Shorter Bitcoin cycles and a 900K BTC drop in exchange reserves point to ongoing accumulation despite the recent correction.
Bitcoin’s recent correction has made the downturn feel longer than it actually is. Price volatility and a prolonged pullback from the highs have reinforced that perception. Yet historical data suggests the current phase may still be relatively early compared with past cycles.
Data Suggests Bitcoin Recoveries Are Happening Faster Than Before
Bitcoin reached its cycle peak on October 6 at around $126,230. Since then, the asset has been correcting for roughly 159 days. While the pullback feels extended, earlier cycles took far longer before a new all-time high appeared.
Earlier Bitcoin cycles took much longer to reach a new all-time high after a market peak. After the 2017 peak, Bitcoin needed about 1,180 days to set a new record price. The 2021 cycle took around 1,093 days. In comparison, the 2025 cycle reached a new all-time high after roughly 849 days.
🎯 The cycle top for Bitcoin was marked on October 6 at around $126,230.
Some investors may feel like BTC has been correcting forever, but in reality it has only been correcting for 159 days since that cycle top.
When we compare this with previous corrections or bear markets… pic.twitter.com/BBsIfizCFf
— Darkfost (@Darkfost_Coc) March 14, 2026
These numbers suggest the time between major price peaks is gradually getting shorter. As Bitcoin grows and attracts more liquidity, market recoveries may happen faster than in the past.
Historically, halving events have also influenced these cycles. A halving cuts the reward miners receive for adding new blocks to the Bitcoin blockchain. This event occurs every 210,000 blocks, or about once every four years.

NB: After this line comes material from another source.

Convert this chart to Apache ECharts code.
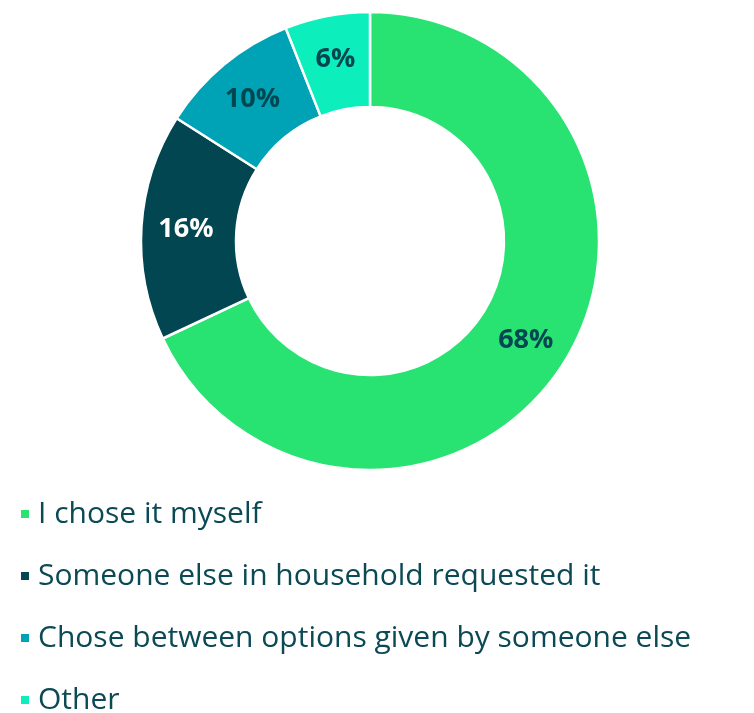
<!DOCTYPE html>
<html><head><meta charset="utf-8">
<script src="https://cdn.jsdelivr.net/npm/echarts@6/dist/echarts.min.js"></script>
<style>html,body{margin:0;padding:0;background:#fff}#c{width:754px;height:713px}</style>
</head><body><div id="c"></div>
<script>
const categories = ["I chose it myself","Someone else in household requested it","Chose between options given by someone else","Other"];
const values = [68,16,10,6];
const colors = ["#28E272","#014651","#00A3B5","#0CEFBD"];
const labelColors = ["#014651","#FFFFFF","#014651","#014651"];
const chart = echarts.init(document.getElementById('c'));
chart.setOption({
  animation:false,
  legend:{
    orient:'vertical', left:14, top:494, height:230,
    icon:'rect', itemWidth:10, itemHeight:10, itemGap:32,
    textStyle:{fontFamily:'Open Sans', fontSize:30, color:'#0B4A55', padding:[0,0,0,3]},
    data:categories
  },
  series:[{
    type:'pie', center:[370,241], radius:[134,229], startAngle:90, clockwise:true,
    itemStyle:{borderColor:'#fff', borderWidth:2.5},
    label:{position:'inside', fontFamily:'Open Sans', fontWeight:'bold', fontSize:27,
      formatter:p=>p.value+'%'},
    labelLine:{show:false},
    data:categories.map((c,i)=>({name:c,value:values[i],itemStyle:{color:colors[i]},label:{color:labelColors[i]}}))
  }]
});
</script></body></html>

When Bitcoin started in 2009, miners received 50 BTC for each block they added. After four halvings, the April 2024 event reduced the reward to 3.125 BTC. Fewer new coins entering circulation means the supply grows more slowly over time.
Past cycles usually saw a new all-time high after a halving. The 2025 cycle broke that pattern, largely due to structural shifts in market demand.
Shrinking Exchange Supply Signals Continued Bitcoin Accumulation
According to Darkfrost, the introduction of spot Bitcoin ETFs in January 2024 likely disrupted the traditional cycle rhythm. Institutional capital entered the market earlier than in previous cycles, altering the usual timing between halvings and price peaks.
Bear market bottoms also tend to form before a halving occurs. Recovery phases often begin months ahead of the supply reduction event. Even so, halvings still influence the long-term supply side of the market.
Lower issuance gradually reduces the steady selling pressure created by miners. On-chain data support the view that long-term investors continue to accumulate during the current correction. Exchange balance metrics provide a clear signal of that behavior.
At the beginning of 2024, centralized exchanges held more than 3.3 million BTC. Over the past year, balances declined to roughly 2.5 million BTC. That shift represents a reduction close to 900,000 BTC leaving trading platforms.

Image Source: Coinglass
Limited exchange supply reduces the number of coins readily available for sale. Such conditions can tighten liquidity when demand returns.
Interestingly, exchange reserves kept falling even as Bitcoin corrected from the $120,000 range. Previous bear markets often showed rising exchange balances during price declines as investors prepared to sell.